For the filling, Delia recommends scattering semolina over the pastry base before alternating layers of sliced apples with sugar and studding with the odd clove.

I mixed together apple cake spice (Gewurtzhaus), sugar, vanilla sugar, cardamom pistachio sugar (Gewurtzhaus again!), ground linseed/flaxseed.

It was appallingly steamy in Melbourne, so I had to work quickly with the pastry. Fortunately it rolled out beautifully. Just under half was used to line a glass pie dish (though metal would be better), and a scattering of the ground flaxseed mixture went on top, followed by layers of apple and the flax/spice/sugar mix. The remaining pastry was rolled out, draped over the top, sealed and covered with egg wash.

In view of the weather, the pie was refrigerated while the oven heated up.

I had to ignore the cooking time, since my mother’s oven is markedly cooler than it pretends to be, and it was well over an hour before it was ready. 



And obviously vanilla ice-cream was mandatory.

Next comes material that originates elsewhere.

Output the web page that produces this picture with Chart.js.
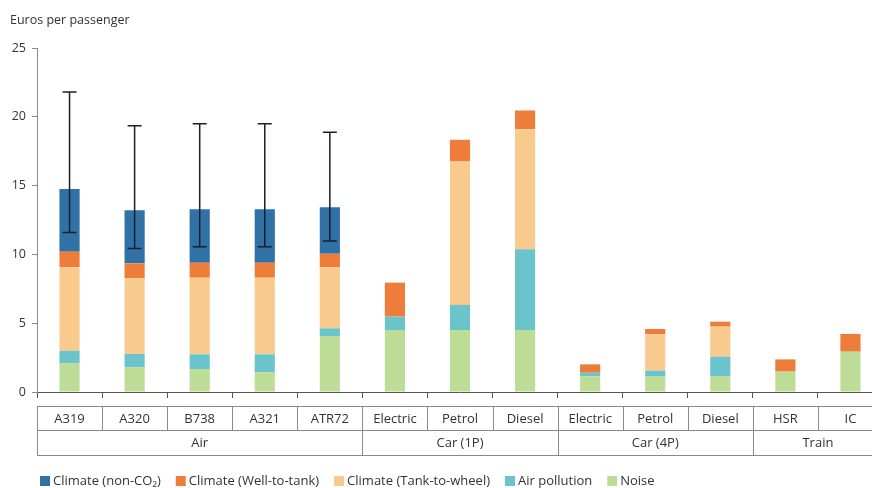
<!DOCTYPE html>
<html>
<head>
<meta charset="utf-8">
<script src="https://cdn.jsdelivr.net/npm/chart.js@4.4.1/dist/chart.umd.min.js"></script>
<style>
    html, body { margin: 0; padding: 0; background: #fff; overflow: hidden; }
    #wrap { width: 884px; height: 488px; }
</style>
</head>
<body>
<div id="wrap"><canvas id="external-costs-chart"></canvas></div>
<script>
const categories = ['A319', 'A320', 'B738', 'A321', 'ATR72', 'Electric', 'Petrol', 'Diesel', 'Electric', 'Petrol', 'Diesel', 'HSR', 'IC'];
const groups = [
    { name: 'Air', from: 0, to: 5 },
    { name: 'Car (1P)', from: 5, to: 8 },
    { name: 'Car (4P)', from: 8, to: 11 },
    { name: 'Train', from: 11, to: 13 }
];

const noise = [2.1, 1.8, 1.67, 1.43, 4.07, 4.5, 4.5, 4.5, 1.15, 1.12, 1.12, 1.48, 2.93];
const airPollution = [0.9, 0.96, 1.07, 1.31, 0.56, 0.98, 1.83, 5.88, 0.25, 0.43, 1.45, 0, 0];
const tankToWheel = [6.07, 5.51, 5.57, 5.57, 4.44, 0, 10.42, 8.72, 0, 2.64, 2.18, 0, 0];
const wellToTank = [1.13, 1.08, 1.09, 1.09, 0.97, 2.47, 1.58, 1.36, 0.61, 0.39, 0.36, 0.89, 1.29];
const nonCO2 = [4.55, 3.85, 3.88, 3.88, 3.39, 0, 0, 0, 0, 0, 0, 0, 0];

// uncertainty range for the aircraft totals
const errLow = [11.6, 10.42, 10.55, 10.55, 10.98];
const errHigh = [21.8, 19.35, 19.5, 19.5, 18.88];

const yTicks = [0, 5, 10, 15, 20, 25];

const FONT = '"Open Sans", "Noto Sans", sans-serif';
const TEXT = '#333333';
const LINE = '#8a8a8a';

const errorBars = {
    id: 'errorBars',
    afterDatasetsDraw(chart) {
        const { ctx, scales: { x, y } } = chart;
        ctx.save();
        ctx.strokeStyle = '#1b1f2e';
        ctx.lineWidth = 1.5;
        errLow.forEach((lo, i) => {
            const cx = x.getPixelForValue(i);
            const yLo = y.getPixelForValue(lo);
            const yHi = y.getPixelForValue(errHigh[i]);
            ctx.beginPath();
            ctx.moveTo(cx, yLo);
            ctx.lineTo(cx, yHi);
            ctx.moveTo(cx - 7, yLo);
            ctx.lineTo(cx + 7, yLo);
            ctx.moveTo(cx - 7, yHi);
            ctx.lineTo(cx + 7, yHi);
            ctx.stroke();
        });
        ctx.restore();
    }
};

// two-row category table under the x axis, plus title and legend
const tableAndLegend = {
    id: 'tableAndLegend',
    afterDraw(chart) {
        const { ctx, scales: { x } } = chart;
        const step = x.getPixelForValue(1) - x.getPixelForValue(0);
        const edge = i => x.getPixelForValue(i) - step / 2;
        const top = 406, mid = 430, bottom = 455;

        ctx.save();
        ctx.strokeStyle = LINE;
        ctx.lineWidth = 1;
        ctx.beginPath();
        [top, mid, bottom].forEach(yy => {
            ctx.moveTo(edge(0), yy + 0.5);
            ctx.lineTo(edge(categories.length), yy + 0.5);
        });
        for (let i = 0; i <= categories.length; i++) {
            const ex = Math.round(edge(i)) + 0.5;
            ctx.moveTo(ex, top);
            ctx.lineTo(ex, mid);
        }
        groups.forEach(g => {
            [g.from, g.to].forEach(i => {
                const ex = Math.round(edge(i)) + 0.5;
                ctx.moveTo(ex, mid);
                ctx.lineTo(ex, bottom);
            });
        });
        ctx.stroke();

        ctx.fillStyle = TEXT;
        ctx.font = '13px ' + FONT;
        ctx.textAlign = 'center';
        ctx.textBaseline = 'middle';
        categories.forEach((c, i) => ctx.fillText(c, x.getPixelForValue(i), (top + mid) / 2 + 1));
        groups.forEach(g => ctx.fillText(g.name, (edge(g.from) + edge(g.to)) / 2, (mid + bottom) / 2 + 1));

        ctx.textAlign = 'left';
        ctx.font = '12.5px ' + FONT;
        ctx.fillText('Euros per passenger', 10, 20);

        // legend, top of the stack first
        ctx.font = '13px ' + FONT;
        const items = chart.data.datasets.slice().reverse();
        let lx = 40;
        const ly = 481;
        items.forEach(ds => {
            ctx.fillStyle = ds.backgroundColor;
            ctx.fillRect(lx, ly - 5, 10, 10);
            ctx.fillStyle = TEXT;
            ctx.fillText(ds.label, lx + 13, ly);
            lx += 13 + ctx.measureText(ds.label).width + 15;
        });
        ctx.restore();
    }
};

const ctx = document.getElementById('external-costs-chart').getContext('2d');

new Chart(ctx, {
    type: 'bar',
    data: {
        labels: categories,
        datasets: [
            { label: 'Noise', data: noise, backgroundColor: 'rgb(189, 221, 151)' },
            { label: 'Air pollution', data: airPollution, backgroundColor: 'rgb(107, 196, 203)' },
            { label: 'Climate (Tank-to-wheel)', data: tankToWheel, backgroundColor: 'rgb(249, 202, 142)' },
            { label: 'Climate (Well-to-tank)', data: wellToTank, backgroundColor: 'rgb(238, 125, 58)' },
            { label: 'Climate (non-CO\u2082)', data: nonCO2, backgroundColor: 'rgb(48, 114, 165)' }
        ]
    },
    options: {
        responsive: true,
        maintainAspectRatio: false,
        animation: false,
        datasets: {
            bar: {
                barPercentage: 0.31,
                categoryPercentage: 1,
                borderWidth: 0
            }
        },
        layout: {
            padding: { top: 48, right: 1, bottom: 0, left: 0 }
        },
        scales: {
            x: {
                stacked: true,
                offset: true,
                ticks: { display: false },
                grid: {
                    offset: true,
                    drawOnChartArea: false,
                    tickLength: 6,
                    color: '#555'
                },
                border: { color: '#555' },
                afterFit: function(scale) {
                    scale.height = 96;
                }
            },
            y: {
                stacked: true,
                min: 0,
                max: 25,
                afterBuildTicks: function(scale) {
                    scale.ticks = yTicks.map(v => ({ value: v }));
                },
                ticks: {
                    color: TEXT,
                    padding: 6,
                    font: { family: FONT, size: 12.5 }
                },
                grid: {
                    drawOnChartArea: false,
                    tickLength: 5,
                    color: LINE
                },
                border: { color: LINE },
                afterFit: function(scale) {
                    scale.width = 37;
                }
            }
        },
        plugins: {
            legend: { display: false },
            tooltip: { enabled: false }
        }
    },
    plugins: [errorBars, tableAndLegend]
});
</script>
</body>
</html>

What was good about this recipe is that, apart from the tedium of peeling, coring and slicing the apples, the rest was dead easy to assemble. No blind baking. No pre-cooing of the apples. In general, not a lot of faff.

I’ve yet to try vegan pastry making, but presumably it would be easy enough to veganise with appropriate non-animal fats.

2 comments:

Sarah said...

Your pie looks delicious! I love the high ratio of apples to pastry! And the combination of spices and sugars - yum! :) So interesting that the recipe includes cheddar cheese in the crust - it's a combination I've read about occasionally but never tried.

xox Sarah

The New Epicurean said...

I feel that incorporating cheese in recipes is a possibility yet to be fully explored. I can't help but wonder if one could use feta in a sweetish dish, to play with the sweet/salty paradigm. Might be a bit weird though!